Hims & Hers Health Inc. (NYSE: HIMS) experienced a dramatic stock plunge of over 31% in a single trading day, after news broke that Novo Nordisk had abruptly ended its partnership with the telehealth company. The fallout stems from Hims allegedly selling compounded versions of Wegovy, Novo Nordisk’s popular weight loss drug, raising legal and ethical red flags.

Why Novo Nordisk Pulled Out

The partnership between Hims & Hers and Novo Nordisk was just two months old when it collapsed. According to Novo, the telehealth platform violated federal law by engaging in the mass sales of compounded drugs, which are only legal under strict conditions.
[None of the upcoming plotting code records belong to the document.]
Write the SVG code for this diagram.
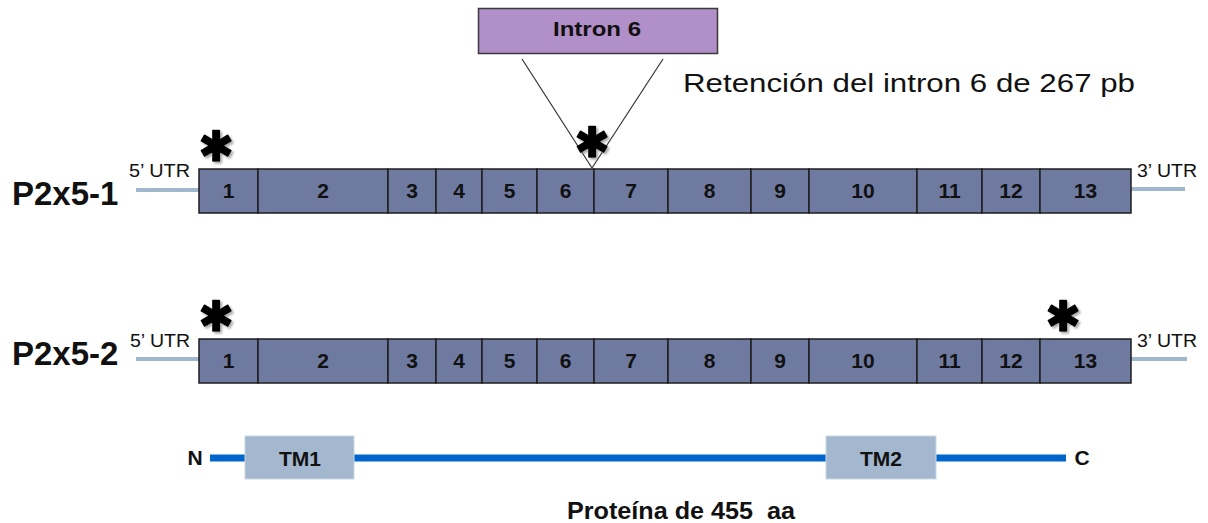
<svg xmlns="http://www.w3.org/2000/svg" width="1208" height="523" viewBox="0 0 1208 523">
<defs>
<filter id="sh" x="-50%" y="-50%" width="200%" height="200%">
<feDropShadow dx="2" dy="2" stdDeviation="1.2" flood-color="#777" flood-opacity="0.6"/>
</filter>
<style>
.ex{fill:#6f7aa1;stroke:#1e1e1e;stroke-width:1.5}
.num{font-family:"Liberation Sans",Arial,sans-serif;font-weight:bold;font-size:21px;fill:#111;text-anchor:middle}
.utr{stroke:#a0b8cc;stroke-width:4}
.utrt{font-family:"Liberation Sans",Arial,sans-serif;font-size:18px;fill:#111}
.name{font-family:"Liberation Sans",Arial,sans-serif;font-weight:bold;font-size:33px;fill:#111}
.ast{font-family:"DejaVu Sans",sans-serif;font-weight:bold;font-size:42px;fill:#000;stroke:#000;stroke-width:1.4;stroke-linejoin:round;text-anchor:middle;filter:url(#sh)}
.tm{fill:#a3b8cf;stroke:#c9d6e4;stroke-width:1}
.tmt{font-family:"Liberation Sans",Arial,sans-serif;font-weight:bold;font-size:21px;fill:#111;text-anchor:middle}
.prot{stroke:#0066cc;stroke-width:7}
.v{stroke:#333;stroke-width:1.2;fill:none}
</style>
</defs>
<rect width="1208" height="523" fill="#fff"/>

<g id="connectors">
<line class="v" x1="522" y1="59" x2="592" y2="168"/>
<line class="v" x1="663" y1="59" x2="592" y2="168"/>
<line class="prot" x1="210" y1="458" x2="246" y2="458"/>
<line class="prot" x1="354" y1="458" x2="826" y2="458"/>
<line class="prot" x1="936" y1="458" x2="1066" y2="458"/>
</g>

<g id="intron6">
<rect x="478.5" y="8.5" width="239" height="45" fill="#b18fc8" stroke="#3a3a3a" stroke-width="1.5"/>
<text x="597" y="36" class="num" textLength="88" lengthAdjust="spacingAndGlyphs">Intron 6</text>
</g>
<text id="retencion" x="683" y="92" font-family="'Liberation Sans',Arial,sans-serif" font-size="26" fill="#111" textLength="452" lengthAdjust="spacingAndGlyphs">Retención del intron 6 de 267 pb</text>

<g id="row1">
<text class="name" x="12" y="205">P2x5-1</text>
<line class="utr" x1="136" y1="190" x2="199" y2="190"/>
<text class="utrt" x="129" y="177" textLength="61" lengthAdjust="spacingAndGlyphs">5’ UTR</text>
<line class="utr" x1="1131" y1="189" x2="1185" y2="189"/>
<text class="utrt" x="1137" y="177" textLength="60" lengthAdjust="spacingAndGlyphs">3’ UTR</text>
<g id="r1e1"><rect class="ex" x="199" y="169" width="59" height="44"/><text class="num" x="228.5" y="198">1</text></g>
<g id="r1e2"><rect class="ex" x="258" y="169" width="130" height="44"/><text class="num" x="323" y="198">2</text></g>
<g id="r1e3"><rect class="ex" x="388" y="169" width="48" height="44"/><text class="num" x="412" y="198">3</text></g>
<g id="r1e4"><rect class="ex" x="436" y="169" width="46" height="44"/><text class="num" x="459" y="198">4</text></g>
<g id="r1e5"><rect class="ex" x="482" y="169" width="55" height="44"/><text class="num" x="509.5" y="198">5</text></g>
<g id="r1e6"><rect class="ex" x="537" y="169" width="57" height="44"/><text class="num" x="565.5" y="198">6</text></g>
<g id="r1e7"><rect class="ex" x="594" y="169" width="74" height="44"/><text class="num" x="631" y="198">7</text></g>
<g id="r1e8"><rect class="ex" x="668" y="169" width="83" height="44"/><text class="num" x="709.5" y="198">8</text></g>
<g id="r1e9"><rect class="ex" x="751" y="169" width="58" height="44"/><text class="num" x="780" y="198">9</text></g>
<g id="r1e10"><rect class="ex" x="809" y="169" width="108" height="44"/><text class="num" x="863" y="198">10</text></g>
<g id="r1e11"><rect class="ex" x="917" y="169" width="65" height="44"/><text class="num" x="949.5" y="198">11</text></g>
<g id="r1e12"><rect class="ex" x="982" y="169" width="58" height="44"/><text class="num" x="1011" y="198">12</text></g>
<g id="r1e13"><rect class="ex" x="1040" y="169" width="91" height="44"/><text class="num" x="1085.5" y="198">13</text></g>
<text class="ast" x="216" y="161">✱</text>
<text class="ast" x="592" y="157">✱</text>
</g>

<g id="row2">
<text class="name" x="12" y="365">P2x5-2</text>
<line class="utr" x1="136" y1="359" x2="199" y2="359"/>
<text class="utrt" x="130" y="347" textLength="60" lengthAdjust="spacingAndGlyphs">5’ UTR</text>
<line class="utr" x1="1131" y1="359" x2="1187" y2="359"/>
<text class="utrt" x="1137" y="347" textLength="60" lengthAdjust="spacingAndGlyphs">3’ UTR</text>
<g id="r2e1"><rect class="ex" x="199" y="339" width="59" height="44"/><text class="num" x="228.5" y="368">1</text></g>
<g id="r2e2"><rect class="ex" x="258" y="339" width="130" height="44"/><text class="num" x="323" y="368">2</text></g>
<g id="r2e3"><rect class="ex" x="388" y="339" width="48" height="44"/><text class="num" x="412" y="368">3</text></g>
<g id="r2e4"><rect class="ex" x="436" y="339" width="46" height="44"/><text class="num" x="459" y="368">4</text></g>
<g id="r2e5"><rect class="ex" x="482" y="339" width="55" height="44"/><text class="num" x="509.5" y="368">5</text></g>
<g id="r2e6"><rect class="ex" x="537" y="339" width="57" height="44"/><text class="num" x="565.5" y="368">6</text></g>
<g id="r2e7"><rect class="ex" x="594" y="339" width="74" height="44"/><text class="num" x="631" y="368">7</text></g>
<g id="r2e8"><rect class="ex" x="668" y="339" width="83" height="44"/><text class="num" x="709.5" y="368">8</text></g>
<g id="r2e9"><rect class="ex" x="751" y="339" width="58" height="44"/><text class="num" x="780" y="368">9</text></g>
<g id="r2e10"><rect class="ex" x="809" y="339" width="108" height="44"/><text class="num" x="863" y="368">10</text></g>
<g id="r2e11"><rect class="ex" x="917" y="339" width="65" height="44"/><text class="num" x="949.5" y="368">11</text></g>
<g id="r2e12"><rect class="ex" x="982" y="339" width="58" height="44"/><text class="num" x="1011" y="368">12</text></g>
<g id="r2e13"><rect class="ex" x="1040" y="339" width="91" height="44"/><text class="num" x="1085.5" y="368">13</text></g>
<text class="ast" x="216" y="331">✱</text>
<text class="ast" x="1063" y="331">✱</text>
</g>

<g id="protein">
<text class="tmt" x="195" y="465">N</text>
<g id="tm1"><rect class="tm" x="245" y="436" width="109" height="43"/><text class="tmt" x="300" y="466">TM1</text></g>
<g id="tm2"><rect class="tm" x="826" y="436" width="110" height="43"/><text class="tmt" x="881" y="466">TM2</text></g>
<text class="tmt" x="1082" y="465">C</text>
<text x="567" y="519" font-family="'Liberation Sans',Arial,sans-serif" font-weight="bold" font-size="24" fill="#111" textLength="228" lengthAdjust="spacingAndGlyphs" xml:space="preserve">Proteína de 455  aa</text>
</g>
</svg>
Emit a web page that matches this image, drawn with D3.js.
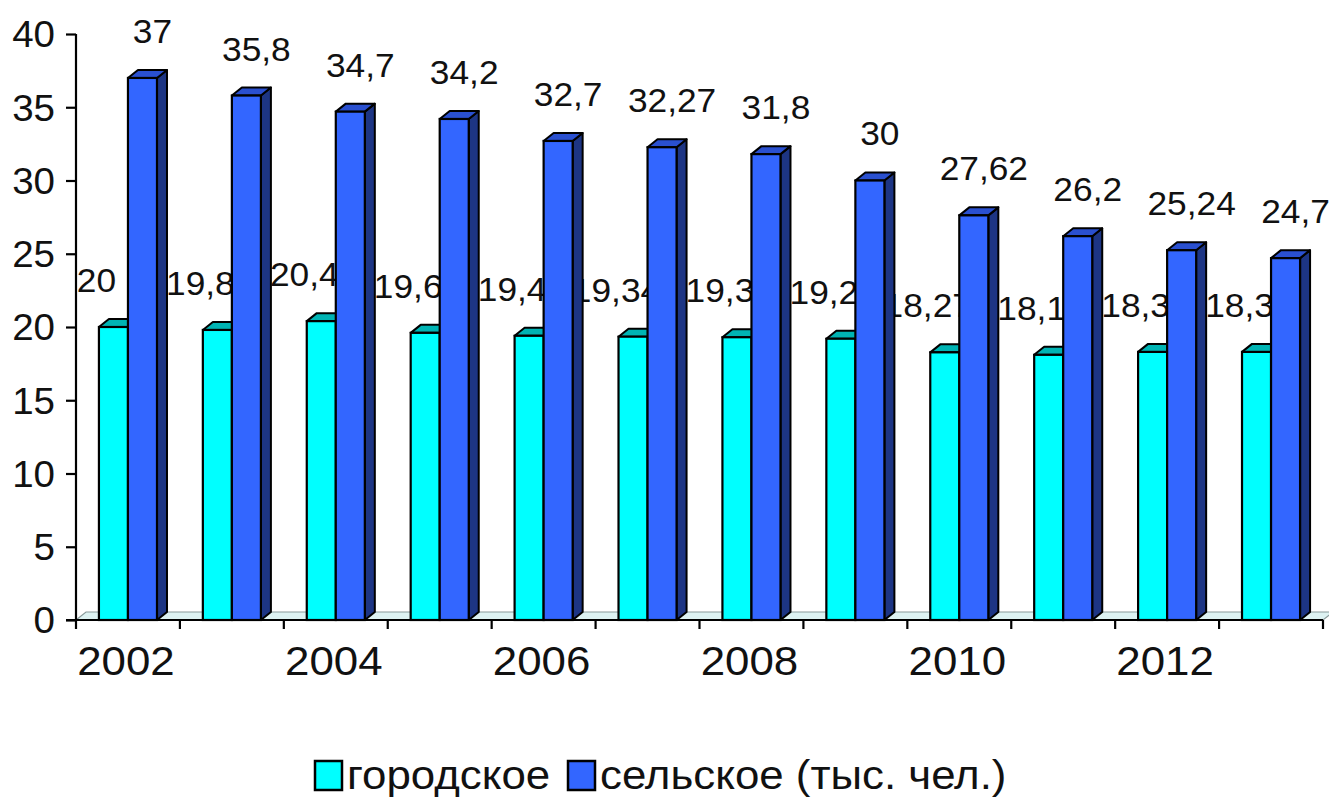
<!DOCTYPE html>
<html>
<head>
<meta charset="utf-8">
<script src="https://cdnjs.cloudflare.com/ajax/libs/d3/7.8.5/d3.min.js"></script>
<style>
	body { margin: 0; background: #fff; }
	svg { font-family: "Liberation Sans", Arial, sans-serif; }
</style>
</head>
<body>
<div id="chart"></div>
<script>
// годы и значения (тыс. чел.)
var years = [2002, 2003, 2004, 2005, 2006, 2007, 2008, 2009, 2010, 2011, 2012, 2013];
var urban = [20, 19.8, 20.4, 19.6, 19.4, 19.34, 19.3, 19.2, 18.27, 18.1, 18.3, 18.3];
var rural = [37, 35.8, 34.7, 34.2, 32.7, 32.27, 31.8, 30, 27.62, 26.2, 25.24, 24.7];
var seriesNames = ["городское", "сельское (тыс. чел.)"];
var yTicks = [0, 5, 10, 15, 20, 25, 30, 35, 40];
var xTickLabels = [2002, 2004, 2006, 2008, 2010, 2012];

var colors = {
	"городское": {front: "#00FFFF", top: "#00B4B4", side: "#008080"},
	"сельское (тыс. чел.)": {front: "#3366FF", top: "#2A50D0", side: "#1D3584"}
};

var W = 1329, H = 798, dx = 10, dy = 8, k = 1.07;
var fmt = function(v) { return String(v).replace(".", ","); };

// text in the original is slightly stretched horizontally
function stretch(sel) {
	sel.each(function() {
		var t = d3.select(this), x = +t.attr("x") || 0;
		t.attr("x", x / k).attr("transform", "scale(" + k + ",1)");
	});
}

var svg = d3.select("#chart").append("svg")
	.attr("width", W)
	.attr("height", H);

var x0 = d3.scaleBand().domain(years).range([76, 1323]).padding(0);
var x1 = d3.scaleBand().domain(seriesNames).range([0, x0.bandwidth()]).paddingInner(0).paddingOuter(0.79);
var y = d3.scaleLinear().domain([0, 40]).range([620, 34]);

var data = years.map(function(yr, i) {
	return {year: yr, values: [
		{name: seriesNames[0], value: urban[i]},
		{name: seriesNames[1], value: rural[i]}
	]};
});

// пол (3D floor)
var y0 = y(0);
svg.append("path")
	.attr("d", "M" + x0.range()[0] + "," + y0 + "L" + (x0.range()[0] + dx) + "," + (y0 - dy) +
		"L" + (x0.range()[1] + dx) + "," + (y0 - dy) + "L" + x0.range()[1] + "," + y0 + "Z")
	.attr("fill", "#DDF2F2")
	.attr("stroke", "#8a9a9a")
	.attr("stroke-width", 1.2);

// подписи городского (под столбцами)
svg.append("g").selectAll("text").data(data).enter().append("text")
	.attr("x", function(d) { return x0(d.year) + x1(seriesNames[0]) + x1.bandwidth() / 2 - 17; })
	.attr("y", function(d) { return y(d.values[0].value) - 35; })
	.attr("text-anchor", "middle")
	.attr("font-size", 33)
	.attr("fill", "#111")
	.text(function(d) { return fmt(d.values[0].value); })
	.call(stretch);

// столбцы
var g = svg.selectAll(".grp").data(data).enter().append("g")
	.attr("transform", function(d) { return "translate(" + x0(d.year) + ",0)"; });

var bar = g.selectAll(".bar").data(function(d) { return d.values; }).enter().append("g");
var bw = x1.bandwidth();
bar.append("path") // side
	.attr("d", function(d) {
		var xr = x1(d.name) + bw, yt = y(d.value);
		return "M" + xr + "," + y0 + "L" + (xr + dx) + "," + (y0 - dy) + "L" + (xr + dx) + "," + (yt - dy) + "L" + xr + "," + yt + "Z";
	})
	.attr("fill", function(d) { return colors[d.name].side; })
	.attr("stroke", "#000").attr("stroke-width", 2).attr("stroke-linejoin", "round");
bar.append("path") // top
	.attr("d", function(d) {
		var xl = x1(d.name), yt = y(d.value);
		return "M" + xl + "," + yt + "L" + (xl + dx) + "," + (yt - dy) + "L" + (xl + bw + dx) + "," + (yt - dy) + "L" + (xl + bw) + "," + yt + "Z";
	})
	.attr("fill", function(d) { return colors[d.name].top; })
	.attr("stroke", "#000").attr("stroke-width", 2).attr("stroke-linejoin", "round");
bar.append("rect") // front
	.attr("x", function(d) { return x1(d.name); })
	.attr("y", function(d) { return y(d.value); })
	.attr("width", bw)
	.attr("height", function(d) { return y0 - y(d.value); })
	.attr("fill", function(d) { return colors[d.name].front; })
	.attr("stroke", "#000").attr("stroke-width", 2.2);

// подписи сельского
svg.append("g").selectAll("text").data(data).enter().append("text")
	.attr("x", function(d) { return x0(d.year) + x1(seriesNames[1]) + bw / 2 + 10; })
	.attr("y", function(d) { return y(d.values[1].value) - 35; })
	.attr("text-anchor", "middle")
	.attr("font-size", 33)
	.attr("fill", "#111")
	.text(function(d) { return fmt(d.values[1].value); })
	.call(stretch);

// оси
var yAxis = svg.append("g")
	.attr("transform", "translate(76,0)")
	.call(d3.axisLeft(y).tickValues(yTicks).tickSize(10).tickPadding(11));
yAxis.select(".domain").attr("d", "M0," + y(40) + "V" + y0).attr("stroke-width", 2.2);
yAxis.selectAll(".tick line").attr("stroke-width", 2.2);
yAxis.selectAll("text").attr("font-size", 36).attr("fill", "#111").attr("dy", "0.36em").call(stretch);

var xAxis = svg.append("g")
	.attr("transform", "translate(0," + y0 + ")");
xAxis.append("line")
	.attr("x1", 66).attr("x2", x0.range()[1])
	.attr("stroke", "#000").attr("stroke-width", 2.2);
xAxis.selectAll(".xt").data(years.concat([null])).enter().append("line")
	.attr("x1", function(d, i) { return x0.range()[0] + i * x0.step(); })
	.attr("x2", function(d, i) { return x0.range()[0] + i * x0.step(); })
	.attr("y1", 0).attr("y2", 9)
	.attr("stroke", "#000").attr("stroke-width", 2.2);
xAxis.selectAll(".xl").data(xTickLabels).enter().append("text")
	.attr("x", function(d) { return x0(d) + x0.bandwidth() / 2 - 2; })
	.attr("y", 55)
	.attr("text-anchor", "middle")
	.attr("font-size", 41)
	.attr("fill", "#111")
	.text(function(d) { return d; })
	.call(stretch);

// легенда
var leg = svg.append("g").attr("transform", "translate(315,761)");
var legX = [0, 253];
var li = leg.selectAll(".li").data(seriesNames).enter().append("g")
	.attr("transform", function(d, i) { return "translate(" + legX[i] + ",0)"; });
li.append("rect")
	.attr("width", 27).attr("height", 29)
	.attr("fill", function(d) { return colors[d].front; })
	.attr("stroke", "#000").attr("stroke-width", 2.5);
li.append("text")
	.attr("x", 32).attr("y", 28)
	.attr("font-size", 41)
	.attr("fill", "#111")
	.text(function(d) { return d; })
	.call(stretch);
</script>
</body>
</html>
The pharmaceutical giant also accused Hims & Hers of deceptive marketing practices that could jeopardize patient safety—a serious allegation that instantly rattled investor confidence.

At the time of reporting, Hims & Hers had not yet responded to media inquiries, including those from CNBC.

The Stock Reaction: Fast and Brutal

  • Intraday drop: -31.5%
  • Year-to-date gains erased: HIMS stock had risen from around $25 to $61 before this news; it has since plummeted back down, nearly erasing most of 2024’s gains.

While some traders may see this as a potential buying opportunity, others view it as a red flag due to legal uncertainty and potential reputational damage.

Key Fundamentals (Before the Drop)

Despite the sudden collapse, Hims & Hers had posted impressive financials:

  • Revenue: Up 110% YoY
  • Net income: Up 345%
  • EPS growth: Up 300%
  • Q1 Earnings: Beat expectations by 24.18% on EPS and 8.75% on revenue

The company had shown clear momentum—much of which now seems tied to the excitement around its weight-loss drug offerings, including the Novo Nordisk partnership.

High Valuation, No Dividend

Even before the drop, HIMS was trading at a high P/E ratio of 63.9, with no dividend yield, which puts pressure on the company to continue delivering high growth just to justify its valuation.

Investor Sentiment & Insider Activity

  • Robinhood users: Shifted quickly from buying to selling once the news broke.
  • Hedge funds (Q1 data): Slightly bullish before the news, but Q2 sentiment could change drastically.
  • Insider trading (June 2025): 62% buy vs. 38% sell, but again, this predates the news.

Analyst Ratings (Robinhood data):

  • Buy: 35.7%
  • Hold: 50%
  • Sell: 14.3%

These aren't encouraging figures—especially compared to top-tier growth stocks where buy ratings typically dominate.

Business Model: High Potential, High Risk

Hims & Hers operates a subscription-based telehealth platform, offering virtual consultations, treatment plans, and prescriptions. Originally focused on men's health (ED, hair loss), the brand expanded to women’s health and now offers medications for a variety of conditions—including weight loss.

While the business model is disruptive, this situation underscores the regulatory challenges telehealth companies face when entering the highly controlled pharmaceutical space.

Workplace & Culture Check

If you believe company culture reflects leadership integrity, this might raise eyebrows:

  • Employee rating: 3.1 out of 5
  • Would recommend to a friend: ~50%
  • CEO approval: 60%

Not terrible—but not the kind of standout internal feedback you’d expect from a company being considered for long-term investment.

Final Thoughts: Buy the Dip or Avoid the Risk?

This crash highlights how regulatory compliance and trust are just as critical as revenue growth and innovation—especially in the health tech space.

  • Bullish case: If the company can resolve this legal issue and regain public trust, it could bounce back. The fundamentals were strong pre-crisis.
  • Bearish case: Legal risk, reputational damage, and management concerns may not be priced in yet—making it dangerous for new investors.

Bottom line: If you're already holding HIMS, this may be a time to reassess but not panic. If you're on the sidelines, it may be wise to wait for clarity before jumping in.

⚠️ This article is for informational purposes only and does not constitute financial advice. Always do your own research or consult a financial advisor before investing.